╔══
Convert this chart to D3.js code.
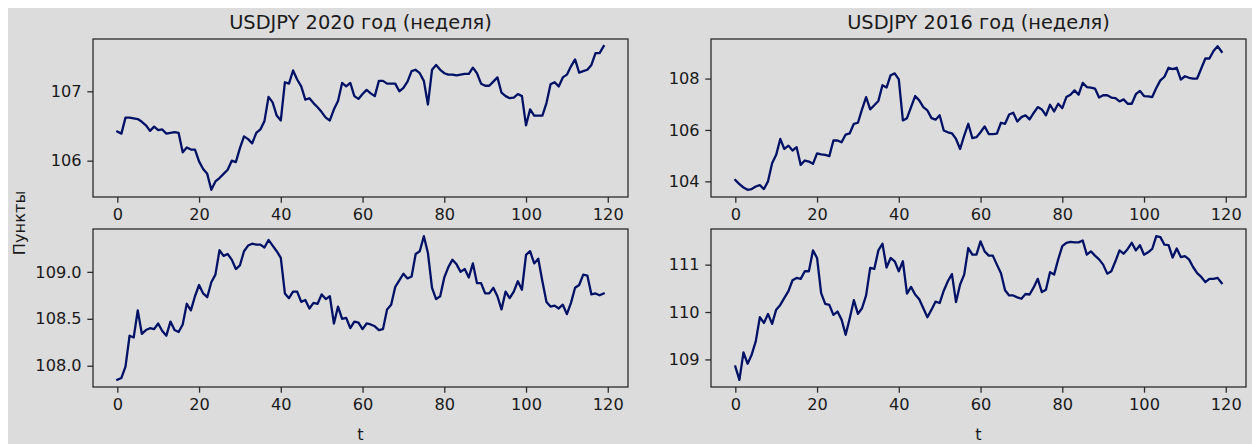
╚══
╔══
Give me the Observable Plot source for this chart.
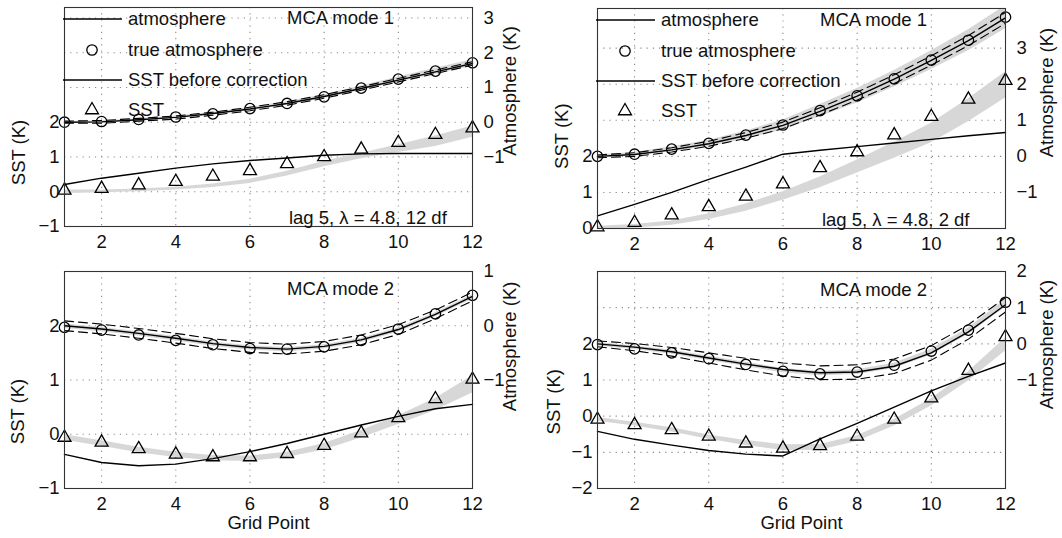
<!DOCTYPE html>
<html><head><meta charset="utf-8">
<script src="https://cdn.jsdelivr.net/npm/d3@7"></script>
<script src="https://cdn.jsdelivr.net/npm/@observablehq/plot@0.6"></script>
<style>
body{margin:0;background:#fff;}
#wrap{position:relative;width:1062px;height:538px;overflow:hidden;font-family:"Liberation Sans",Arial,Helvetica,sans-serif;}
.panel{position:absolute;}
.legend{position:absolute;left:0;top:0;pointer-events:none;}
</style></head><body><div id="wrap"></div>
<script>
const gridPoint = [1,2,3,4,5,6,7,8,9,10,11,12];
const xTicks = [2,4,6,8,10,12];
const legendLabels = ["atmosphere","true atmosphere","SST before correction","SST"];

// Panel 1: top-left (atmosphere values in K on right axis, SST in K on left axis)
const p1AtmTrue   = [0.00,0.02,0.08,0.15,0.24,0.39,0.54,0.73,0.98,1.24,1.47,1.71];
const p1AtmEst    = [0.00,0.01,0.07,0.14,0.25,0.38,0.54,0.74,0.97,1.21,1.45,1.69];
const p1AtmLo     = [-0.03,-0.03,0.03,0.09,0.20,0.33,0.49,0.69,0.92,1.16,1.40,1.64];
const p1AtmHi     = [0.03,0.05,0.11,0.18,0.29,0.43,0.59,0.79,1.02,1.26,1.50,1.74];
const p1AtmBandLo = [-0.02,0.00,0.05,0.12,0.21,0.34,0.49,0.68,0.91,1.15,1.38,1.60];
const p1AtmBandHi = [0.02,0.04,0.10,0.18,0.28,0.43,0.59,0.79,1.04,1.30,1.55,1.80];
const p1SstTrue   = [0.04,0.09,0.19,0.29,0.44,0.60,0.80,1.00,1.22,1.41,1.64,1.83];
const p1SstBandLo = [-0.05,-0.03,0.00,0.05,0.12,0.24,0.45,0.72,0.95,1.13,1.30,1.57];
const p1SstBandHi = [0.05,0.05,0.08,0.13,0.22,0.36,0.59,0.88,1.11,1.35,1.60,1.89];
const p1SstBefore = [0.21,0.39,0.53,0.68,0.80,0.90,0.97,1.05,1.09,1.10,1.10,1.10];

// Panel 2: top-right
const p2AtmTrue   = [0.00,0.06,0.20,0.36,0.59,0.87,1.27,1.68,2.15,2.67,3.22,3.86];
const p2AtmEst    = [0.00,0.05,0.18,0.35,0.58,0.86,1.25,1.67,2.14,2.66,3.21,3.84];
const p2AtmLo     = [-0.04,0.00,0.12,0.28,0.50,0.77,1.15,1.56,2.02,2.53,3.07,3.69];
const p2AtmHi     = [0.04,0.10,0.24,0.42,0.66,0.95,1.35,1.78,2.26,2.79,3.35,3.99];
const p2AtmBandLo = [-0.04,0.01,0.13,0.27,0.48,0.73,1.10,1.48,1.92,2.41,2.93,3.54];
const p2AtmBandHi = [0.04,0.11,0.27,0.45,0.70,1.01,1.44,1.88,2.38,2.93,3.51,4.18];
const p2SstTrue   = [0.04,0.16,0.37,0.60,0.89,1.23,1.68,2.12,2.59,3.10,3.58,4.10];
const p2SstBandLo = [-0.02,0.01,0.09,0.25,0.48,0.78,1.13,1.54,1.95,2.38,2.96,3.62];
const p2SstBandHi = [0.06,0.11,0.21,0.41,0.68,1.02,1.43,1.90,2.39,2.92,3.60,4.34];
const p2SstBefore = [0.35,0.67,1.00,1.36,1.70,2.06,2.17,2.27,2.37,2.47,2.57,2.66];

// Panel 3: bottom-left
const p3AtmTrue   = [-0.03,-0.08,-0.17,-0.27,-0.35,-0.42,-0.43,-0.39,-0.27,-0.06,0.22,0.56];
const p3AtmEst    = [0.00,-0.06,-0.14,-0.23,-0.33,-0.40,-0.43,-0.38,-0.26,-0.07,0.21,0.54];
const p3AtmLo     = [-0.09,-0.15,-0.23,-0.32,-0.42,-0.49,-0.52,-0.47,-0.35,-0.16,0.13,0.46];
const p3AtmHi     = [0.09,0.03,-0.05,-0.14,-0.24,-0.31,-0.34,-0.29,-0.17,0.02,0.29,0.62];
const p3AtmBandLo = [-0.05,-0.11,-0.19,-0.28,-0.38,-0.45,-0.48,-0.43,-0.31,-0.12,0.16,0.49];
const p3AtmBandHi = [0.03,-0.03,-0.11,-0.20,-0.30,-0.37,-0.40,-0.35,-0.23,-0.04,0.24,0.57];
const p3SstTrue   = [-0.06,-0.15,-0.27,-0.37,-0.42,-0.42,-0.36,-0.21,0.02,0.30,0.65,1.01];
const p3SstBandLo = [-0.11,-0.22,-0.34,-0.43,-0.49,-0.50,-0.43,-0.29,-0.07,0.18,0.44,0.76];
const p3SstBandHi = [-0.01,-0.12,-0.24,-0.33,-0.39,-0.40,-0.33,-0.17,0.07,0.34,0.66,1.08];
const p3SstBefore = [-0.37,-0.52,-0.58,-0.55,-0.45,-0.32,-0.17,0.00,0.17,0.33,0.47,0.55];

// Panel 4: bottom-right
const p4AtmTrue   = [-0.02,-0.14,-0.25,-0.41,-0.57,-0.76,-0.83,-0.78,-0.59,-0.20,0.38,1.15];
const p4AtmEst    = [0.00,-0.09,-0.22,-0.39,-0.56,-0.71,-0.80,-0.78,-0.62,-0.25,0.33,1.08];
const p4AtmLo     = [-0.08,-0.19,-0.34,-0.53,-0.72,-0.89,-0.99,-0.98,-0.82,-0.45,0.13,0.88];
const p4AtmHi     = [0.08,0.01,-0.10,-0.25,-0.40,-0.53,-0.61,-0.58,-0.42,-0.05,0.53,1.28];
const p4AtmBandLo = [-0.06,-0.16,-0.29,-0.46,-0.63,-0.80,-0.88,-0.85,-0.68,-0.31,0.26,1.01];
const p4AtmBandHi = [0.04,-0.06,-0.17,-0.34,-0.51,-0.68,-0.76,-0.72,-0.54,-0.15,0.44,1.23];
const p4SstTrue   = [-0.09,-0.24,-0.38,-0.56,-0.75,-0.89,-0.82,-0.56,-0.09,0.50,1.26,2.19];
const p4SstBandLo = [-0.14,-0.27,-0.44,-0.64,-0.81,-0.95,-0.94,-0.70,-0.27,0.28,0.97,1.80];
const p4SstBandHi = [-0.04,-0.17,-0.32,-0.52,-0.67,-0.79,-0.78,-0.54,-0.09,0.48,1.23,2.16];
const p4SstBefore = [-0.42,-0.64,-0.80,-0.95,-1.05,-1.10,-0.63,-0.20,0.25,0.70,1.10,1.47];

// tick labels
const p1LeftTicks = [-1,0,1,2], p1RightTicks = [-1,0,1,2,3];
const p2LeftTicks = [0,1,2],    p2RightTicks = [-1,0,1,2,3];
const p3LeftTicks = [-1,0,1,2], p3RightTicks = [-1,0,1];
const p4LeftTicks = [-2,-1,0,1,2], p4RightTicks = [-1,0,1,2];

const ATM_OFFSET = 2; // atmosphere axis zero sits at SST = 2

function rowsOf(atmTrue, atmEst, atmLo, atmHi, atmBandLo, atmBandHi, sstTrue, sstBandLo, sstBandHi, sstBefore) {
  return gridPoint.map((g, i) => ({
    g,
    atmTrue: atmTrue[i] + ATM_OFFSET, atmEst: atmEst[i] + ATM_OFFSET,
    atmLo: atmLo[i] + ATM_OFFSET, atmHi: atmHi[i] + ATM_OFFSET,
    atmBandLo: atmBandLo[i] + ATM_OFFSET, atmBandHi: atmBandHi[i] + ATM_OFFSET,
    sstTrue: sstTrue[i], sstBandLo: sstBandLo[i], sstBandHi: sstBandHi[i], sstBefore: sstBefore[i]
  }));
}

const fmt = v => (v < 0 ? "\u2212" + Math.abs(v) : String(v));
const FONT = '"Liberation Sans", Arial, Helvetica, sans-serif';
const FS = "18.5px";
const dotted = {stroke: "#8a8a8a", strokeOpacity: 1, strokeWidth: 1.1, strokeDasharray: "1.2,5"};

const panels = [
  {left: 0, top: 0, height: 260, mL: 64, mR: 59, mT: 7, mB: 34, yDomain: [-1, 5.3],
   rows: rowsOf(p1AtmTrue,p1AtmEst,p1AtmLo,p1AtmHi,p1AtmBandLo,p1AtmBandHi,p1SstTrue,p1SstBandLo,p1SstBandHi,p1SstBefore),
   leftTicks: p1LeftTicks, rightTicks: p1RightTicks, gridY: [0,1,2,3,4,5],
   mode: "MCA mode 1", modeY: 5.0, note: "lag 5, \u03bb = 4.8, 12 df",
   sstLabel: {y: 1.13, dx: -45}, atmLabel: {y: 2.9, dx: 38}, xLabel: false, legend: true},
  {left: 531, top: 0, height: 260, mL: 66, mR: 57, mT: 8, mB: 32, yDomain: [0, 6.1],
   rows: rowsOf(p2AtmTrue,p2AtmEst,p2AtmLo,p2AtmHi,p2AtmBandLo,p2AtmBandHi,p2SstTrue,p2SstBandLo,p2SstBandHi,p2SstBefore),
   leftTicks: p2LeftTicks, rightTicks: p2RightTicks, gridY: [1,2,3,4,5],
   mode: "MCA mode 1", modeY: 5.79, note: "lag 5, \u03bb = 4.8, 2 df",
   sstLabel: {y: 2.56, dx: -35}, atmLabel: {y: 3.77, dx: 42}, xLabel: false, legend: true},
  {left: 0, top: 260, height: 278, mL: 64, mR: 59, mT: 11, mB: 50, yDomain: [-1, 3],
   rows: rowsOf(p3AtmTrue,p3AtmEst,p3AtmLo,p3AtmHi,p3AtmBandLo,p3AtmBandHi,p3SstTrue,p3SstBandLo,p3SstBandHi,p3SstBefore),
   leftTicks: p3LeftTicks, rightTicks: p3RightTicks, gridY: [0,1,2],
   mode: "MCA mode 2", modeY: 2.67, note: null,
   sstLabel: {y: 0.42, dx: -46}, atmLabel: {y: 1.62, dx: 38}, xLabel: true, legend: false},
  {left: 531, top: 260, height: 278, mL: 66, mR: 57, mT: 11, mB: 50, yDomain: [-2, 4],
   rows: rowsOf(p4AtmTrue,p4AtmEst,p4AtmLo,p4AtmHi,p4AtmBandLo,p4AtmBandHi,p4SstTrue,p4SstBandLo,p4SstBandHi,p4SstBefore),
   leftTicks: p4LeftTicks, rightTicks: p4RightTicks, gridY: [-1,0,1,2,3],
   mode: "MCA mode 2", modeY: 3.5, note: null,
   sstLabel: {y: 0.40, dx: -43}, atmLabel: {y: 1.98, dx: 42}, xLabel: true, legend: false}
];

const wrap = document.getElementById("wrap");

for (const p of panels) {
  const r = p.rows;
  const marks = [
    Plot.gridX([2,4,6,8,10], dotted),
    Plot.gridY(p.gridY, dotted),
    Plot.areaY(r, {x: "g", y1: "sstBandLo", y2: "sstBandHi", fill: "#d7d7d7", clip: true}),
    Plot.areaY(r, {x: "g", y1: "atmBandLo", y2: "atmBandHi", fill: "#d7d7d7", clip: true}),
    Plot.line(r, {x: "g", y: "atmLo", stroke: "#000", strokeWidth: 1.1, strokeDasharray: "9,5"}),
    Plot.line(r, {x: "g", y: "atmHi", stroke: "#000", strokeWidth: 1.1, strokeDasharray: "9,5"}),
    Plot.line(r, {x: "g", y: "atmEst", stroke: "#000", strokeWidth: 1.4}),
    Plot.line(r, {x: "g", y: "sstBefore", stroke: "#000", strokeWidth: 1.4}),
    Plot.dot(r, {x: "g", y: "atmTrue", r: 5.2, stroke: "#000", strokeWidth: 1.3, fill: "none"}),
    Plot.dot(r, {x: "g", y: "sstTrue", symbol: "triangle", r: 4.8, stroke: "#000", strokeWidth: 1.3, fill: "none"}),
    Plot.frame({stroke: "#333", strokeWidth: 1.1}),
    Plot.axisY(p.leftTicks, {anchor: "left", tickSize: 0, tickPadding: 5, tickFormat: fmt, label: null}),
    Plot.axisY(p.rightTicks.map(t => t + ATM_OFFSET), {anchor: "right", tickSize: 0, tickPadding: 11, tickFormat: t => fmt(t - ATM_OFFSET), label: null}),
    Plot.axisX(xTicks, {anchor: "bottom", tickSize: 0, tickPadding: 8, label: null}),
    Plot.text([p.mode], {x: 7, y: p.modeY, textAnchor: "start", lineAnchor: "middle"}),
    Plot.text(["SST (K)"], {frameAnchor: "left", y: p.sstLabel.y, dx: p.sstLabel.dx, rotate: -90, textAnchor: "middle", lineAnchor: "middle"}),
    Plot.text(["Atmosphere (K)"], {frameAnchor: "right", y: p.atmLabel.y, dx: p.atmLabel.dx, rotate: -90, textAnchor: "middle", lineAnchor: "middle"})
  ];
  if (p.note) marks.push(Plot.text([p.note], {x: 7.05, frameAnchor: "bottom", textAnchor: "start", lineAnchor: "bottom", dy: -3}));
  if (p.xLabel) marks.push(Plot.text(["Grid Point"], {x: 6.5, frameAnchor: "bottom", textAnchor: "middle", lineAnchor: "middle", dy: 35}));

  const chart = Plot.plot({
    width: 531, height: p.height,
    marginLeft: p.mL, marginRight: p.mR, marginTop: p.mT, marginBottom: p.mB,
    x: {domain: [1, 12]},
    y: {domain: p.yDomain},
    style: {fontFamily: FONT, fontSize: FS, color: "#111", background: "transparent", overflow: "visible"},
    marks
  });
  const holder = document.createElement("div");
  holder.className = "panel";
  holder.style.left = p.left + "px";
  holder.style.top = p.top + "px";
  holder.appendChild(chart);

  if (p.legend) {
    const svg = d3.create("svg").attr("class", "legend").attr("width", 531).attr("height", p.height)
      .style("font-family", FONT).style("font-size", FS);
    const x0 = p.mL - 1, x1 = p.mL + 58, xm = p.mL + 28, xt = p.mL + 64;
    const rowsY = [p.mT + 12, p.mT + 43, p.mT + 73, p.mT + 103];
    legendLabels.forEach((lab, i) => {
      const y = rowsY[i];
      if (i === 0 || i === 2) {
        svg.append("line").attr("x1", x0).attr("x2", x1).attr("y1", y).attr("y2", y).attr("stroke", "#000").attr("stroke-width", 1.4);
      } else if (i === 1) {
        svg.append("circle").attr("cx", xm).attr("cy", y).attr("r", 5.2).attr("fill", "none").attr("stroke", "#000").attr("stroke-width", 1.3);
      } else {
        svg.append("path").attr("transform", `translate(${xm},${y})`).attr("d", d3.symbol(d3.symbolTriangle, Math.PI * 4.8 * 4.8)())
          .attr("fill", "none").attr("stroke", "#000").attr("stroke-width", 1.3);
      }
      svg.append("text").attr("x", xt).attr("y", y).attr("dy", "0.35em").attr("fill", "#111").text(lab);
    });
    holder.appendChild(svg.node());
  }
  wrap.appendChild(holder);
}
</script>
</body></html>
╚══
(Written problem)
Among the lines of the data, identify those with the word "this". Copy each of them.

(Solution to the problem)
Convert this chart to D3.js code.
Give me the Observable Plot source for this chart.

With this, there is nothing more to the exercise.